State of the Union
I've been phoning it in with little cartoons and the occasional .jpegs rather than more volubly commenting on what's been going on of late politically, economically and socially. The more news items I read about, the more I'm convinced that our venality, evil, stupidity and proud ignorance will surely be the death of us in this country. And I just don't see a way out of it.
We could vote out every single one of the bums and welfare queens in Congress, all 535 of them, start fresh with a brand new administration and it still wouldn't do a Goddamned thing because the apparatus that corrupts our government, Wall and K Streets, will still be lurking in the shadows waiting for the next crop of self-interested sociopaths to get sworn in.
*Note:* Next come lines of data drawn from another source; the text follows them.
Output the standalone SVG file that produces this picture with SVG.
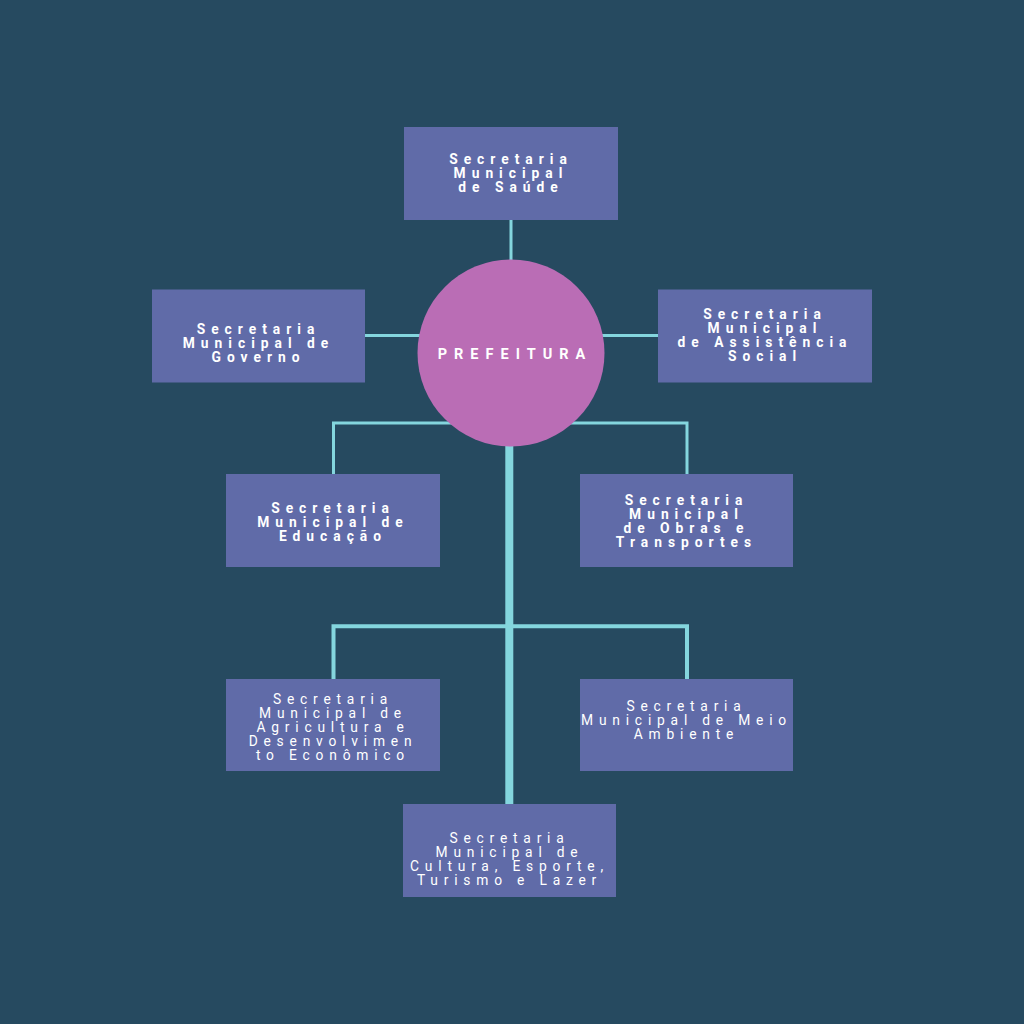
<svg xmlns="http://www.w3.org/2000/svg" width="1024" height="1024" viewBox="0 0 1024 1024">
  <style>
    .box { fill: #606BA8; }
    .ln { stroke: #84D6DE; fill: none; }
    .b { font-family: Roboto, "Liberation Sans", sans-serif; font-weight: 700; font-size: 13.8px; letter-spacing: 6px; fill: #FFFFFF; text-anchor: middle; }
    .l { font-family: Roboto, "Liberation Sans", sans-serif; font-weight: 400; font-size: 13.8px; letter-spacing: 5.8px; fill: #FFFFFF; text-anchor: middle; }
    .c { font-family: Roboto, "Liberation Sans", sans-serif; font-weight: 700; font-size: 14.5px; letter-spacing: 7px; fill: #FFFFFF; text-anchor: middle; }
  </style>
  <rect width="1024" height="1024" fill="#264A60"/>
  <g id="connectors">
    <line class="ln" x1="511" y1="219" x2="511" y2="262" stroke-width="3"/>
    <line class="ln" x1="365" y1="335.5" x2="420" y2="335.5" stroke-width="3"/>
    <line class="ln" x1="602" y1="335.5" x2="658" y2="335.5" stroke-width="3"/>
    <polyline class="ln" points="333.5,474 333.5,423 460,423" stroke-width="3"/>
    <polyline class="ln" points="560,423 687,423 687,474" stroke-width="3"/>
    <line class="ln" x1="509.3" y1="440" x2="509.3" y2="804" stroke-width="8"/>
    <polyline class="ln" points="333.5,679 333.5,626.3 687,626.3 687,679" stroke-width="4"/>
  </g>
  <g id="prefeitura">
    <circle cx="511" cy="353" r="93.5" fill="#BA6DB5"/>
    <text class="c" x="515" y="359">PREFEITURA</text>
  </g>
  <g id="saude">
    <rect class="box" x="404" y="127" width="214" height="93"/>
    <text class="b" x="511" y="164">Secretaria</text>
    <text class="b" x="511" y="178">Municipal</text>
    <text class="b" x="511" y="192">de Saúde</text>
  </g>
  <g id="governo">
    <rect class="box" x="152" y="289.5" width="213" height="93"/>
    <text class="b" x="258.5" y="334">Secretaria</text>
    <text class="b" x="258.5" y="348">Municipal de</text>
    <text class="b" x="258.5" y="362">Governo</text>
  </g>
  <g id="assistencia">
    <rect class="box" x="658" y="289.5" width="214" height="93"/>
    <text class="b" x="765" y="319">Secretaria</text>
    <text class="b" x="765" y="333">Municipal</text>
    <text class="b" x="765" y="347">de Assistência</text>
    <text class="b" x="765" y="361">Social</text>
  </g>
  <g id="educacao">
    <rect class="box" x="226" y="474" width="214" height="93"/>
    <text class="b" x="333" y="513">Secretaria</text>
    <text class="b" x="333" y="527">Municipal de</text>
    <text class="b" x="333" y="541">Educação</text>
  </g>
  <g id="obras">
    <rect class="box" x="580" y="474" width="213" height="93"/>
    <text class="b" x="686.5" y="505">Secretaria</text>
    <text class="b" x="686.5" y="519">Municipal</text>
    <text class="b" x="686.5" y="533">de Obras e</text>
    <text class="b" x="686.5" y="547">Transportes</text>
  </g>
  <g id="agricultura">
    <rect class="box" x="226" y="679" width="214" height="92"/>
    <text class="l" x="333" y="704">Secretaria</text>
    <text class="l" x="333" y="718">Municipal de</text>
    <text class="l" x="333" y="732">Agricultura e</text>
    <text class="l" x="333" y="746">Desenvolvimen</text>
    <text class="l" x="333" y="760">to Econômico</text>
  </g>
  <g id="meio-ambiente">
    <rect class="box" x="580" y="679" width="213" height="92"/>
    <text class="l" x="686.5" y="711">Secretaria</text>
    <text class="l" x="686.5" y="725">Municipal de Meio</text>
    <text class="l" x="686.5" y="739">Ambiente</text>
  </g>
  <g id="cultura">
    <rect class="box" x="403" y="804" width="213" height="93"/>
    <text class="l" x="509.5" y="843">Secretaria</text>
    <text class="l" x="509.5" y="857">Municipal de</text>
    <text class="l" x="509.5" y="871">Cultura, Esporte,</text>
    <text class="l" x="509.5" y="885">Turismo e Lazer</text>
  </g>
</svg>
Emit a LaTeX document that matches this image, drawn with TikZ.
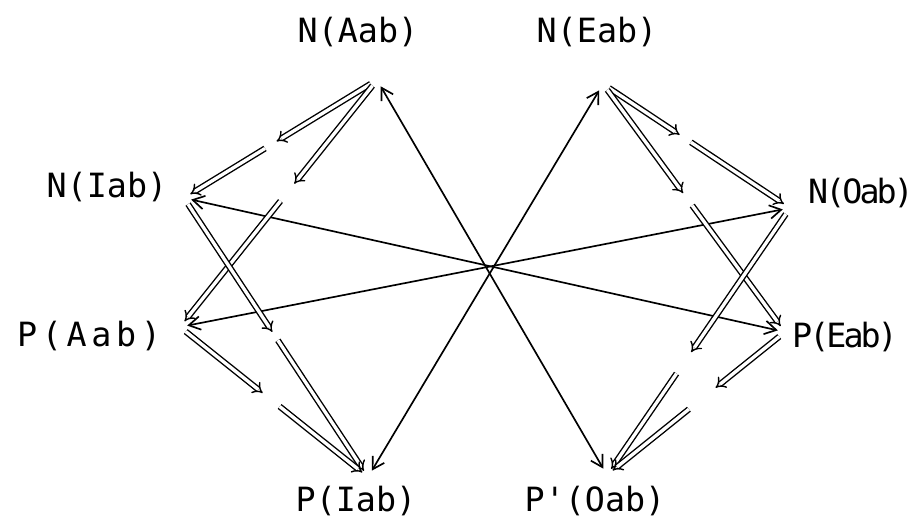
\documentclass[tikz,border=0pt]{standalone}
\usepackage{fontspec}
\newfontfamily\plotfont{DejaVu Sans Mono}
\newfontfamily\plottight[LetterSpace=-9]{DejaVu Sans Mono}
\newfontfamily\plotwide[LetterSpace=14]{DejaVu Sans Mono}
\usepackage{tikz}
\usetikzlibrary{arrows.meta,calc}
\tikzset{
  lbl/.style={inner sep=0pt, font=\plotfont\fontsize{19}{23}\selectfont},
  lbltight/.style={lbl, font=\plottight\fontsize{19}{23}\selectfont},
  lblwide/.style={lbl, font=\plotwide\fontsize{19}{23}\selectfont},
  hub/.style={circle, inner sep=0pt, minimum size=0.28cm},
  contra/.style={{Straight Barb[length=2.3mm,width=2.7mm]}-{Straight Barb[length=2.3mm,width=2.7mm]}, line width=0.95pt},
  impl/.style={-{Implies[scale=1.2]}, double, double distance=1.9pt, line width=0.8pt},
}
% broken double arrow: #1 to #2, cut between fractions #3 and #4
\newcommand{\implarrow}[4]{%
  \draw[impl] (#1) -- ($(#1)!#3!(#2)$);
  \draw[impl] ($(#1)!#4!(#2)$) -- (#2);
}

\begin{document}
\begin{tikzpicture}[x=0.02cm, y=-0.02cm]
    \useasboundingbox (0,0) rectangle (919,519);
    % labels
    \node[lbl] (tnaab) at (358,32) {N(Aab)};
    \node[lbl] (tneab) at (597,32) {N(Eab)};
    \node[lbl] (tniab) at (107,187) {N(Iab)};
    \node[lbltight] (tnoab) at (861,193) {N(Oab)};
    \node[lblwide] (tpaab) at (89,336) {P(Aab)};
    \node[lbltight] (tpeab) at (845,337) {P(Eab)};
    \node[lbl] (tpiab) at (356,501) {P(Iab)};
    \node[lbl] (tpoab) at (595,501) {P'(Oab)};
    % meeting points of the arrows
    \node[hub] (naab) at (377,80) {};
    \node[hub] (neab) at (603,84) {};
    \node[hub] (niab) at (184,198) {};
    \node[hub] (noab) at (790,208) {};
    \node[hub] (paab) at (180,327) {};
    \node[hub] (peab) at (785,332) {};
    \node[hub] (piab) at (368,477) {};
    \node[hub] (poab) at (607,475) {};
    % contradictories
    \draw[contra] (naab) -- (poab);
    \draw[contra] (neab) -- (piab);
    \draw[contra] (niab) -- (peab);
    \draw[contra] (paab) -- (noab);
    % implications
    \implarrow{naab}{niab}{0.52}{0.58}
    \implarrow{naab}{paab}{0.42}{0.49}
    \implarrow{niab}{piab}{0.48}{0.51}
    \implarrow{paab}{piab}{0.44}{0.53}
    \implarrow{neab}{noab}{0.41}{0.47}
    \implarrow{neab}{peab}{0.44}{0.49}
    \implarrow{noab}{poab}{0.54}{0.62}
    \implarrow{peab}{poab}{0.39}{0.54}
\end{tikzpicture}
\end{document}
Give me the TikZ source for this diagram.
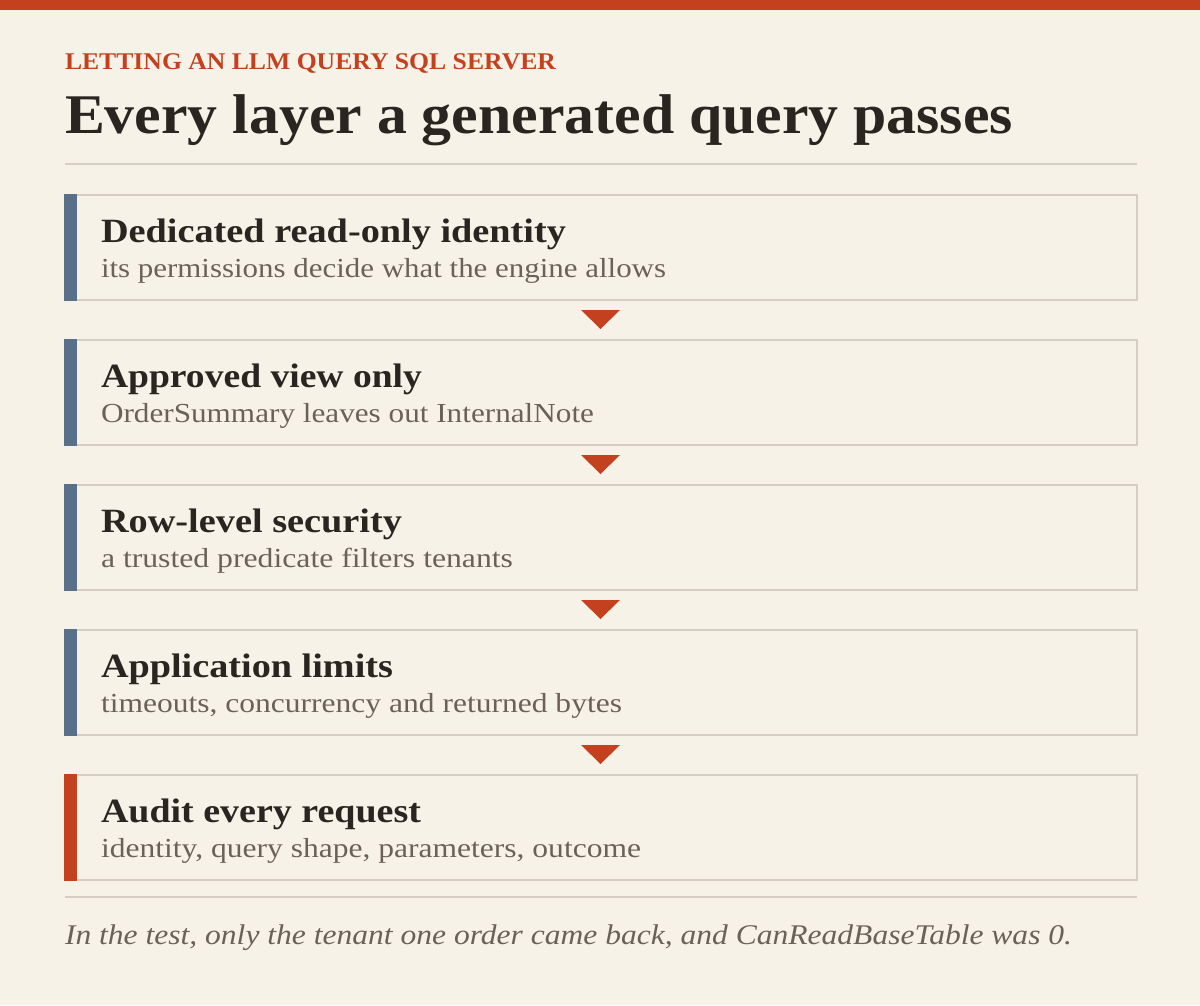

That's not to say we're not taking great strides in this nation. One of the best things to come about in the last ten years is a zero tolerance policy regarding misogynism and homophobia. People, some of them pretty high up on the food chain, can now be immediately terminated for uttering one single slur against women or gays. And, hot on the heels of Rhode Island, Delaware became the 11th state to adopt gay marriage, with other states such as Minnesota almost sure to follow.
However, it seems for every step we take forward, we always find a way to take two backward. These homophobes who are obsessed with gay sex and with what gay people do in the privacy of their bedrooms, the ones who piously preach about "states rights" and state sovereignty, are also the first ones who immediately lay the groundwork to reverse a gay marriage decision on the state level whether it's ratified by the courts (as in MA), by popular referendum (as in Maine) or the state legislatures of the other nine states. Then they don't care so much about state's rights, anymore. In fact, these miserable bigots are so delusional, they even refuse to admit the floodgates coming down like dominoes constitutes a trend (despite the fact that just 2 1/2 years ago, only five states had same sex marriage.).
Billionaire slave driver Penny Pritzker being nominated by Obama for Commerce Secretary (which is a little like nominating Dick Cheney as Energy Secretary) gave us another reason to impeach that corrupt cocksucker who heads up an administration so corporate it makes the Bush administration look like the Buffaloheads of the 70's Red Sox.
And, oh yeah, now that they don't have Aaron Swartz to kick them around, anymore, Congress is letting CISPA rear its ugly head like a Nazi Cerberus before getting knocked down in the Senate. And with the millions of lobbyist dollars cable companies and ISPs are pouring into this piece of shit, you just know it isn't going away for long. Think of the bankruptcy bill that finally passed in 2005 after nearly nine years of ceaseless hammering by the banksters and other lenders.
And speaking of those jiggling fucks, remember the quaint notion of an Occupy movement? Like all occupy movements of the past (I'm thinking of the one in Trafalgar Sq. in London in 1887), it was doomed to failure long before it gasped its last a year and a half ago. 18 months later, Wall Street's Dow Jones topped 15,000 for the first time and how do stupid-ass limousine liberals greet the news? By sneering sarcastically at right wing trolls about what a failure at Communism Obama is without once being alarmed how how little the burgeoning fortunes of Wall Street are trickling down on Main Street.
And, can you believe it? Philanderer and cat burglar Mark fucking Sanford is back in Congress. I still can't wrap my mind around that one.
This country is more fucked than a twink in the showers at Riker's Island, plain and simple. We as a nation do not have it in us to seriously rise up as did the 18th century French that executed its monarchy or even the modern day people of other nations who clog their streets by the millions whenever their democracy or retirement is threatened. We're Americans, people who sheepishly allow themselves to be bullied and sodomized by a small fistful of right wingers and their surrogates, people who are dedicated to the proposition that everyone has the right to the pursuit of misery.
Now, if you'll excuse me, Jack the Ripper's just claimed his second victim on September 30, 1888 and Buffalo Bill and crew is hot on his trail in my novel, Tatterdemalion. At least that promises a happy ending.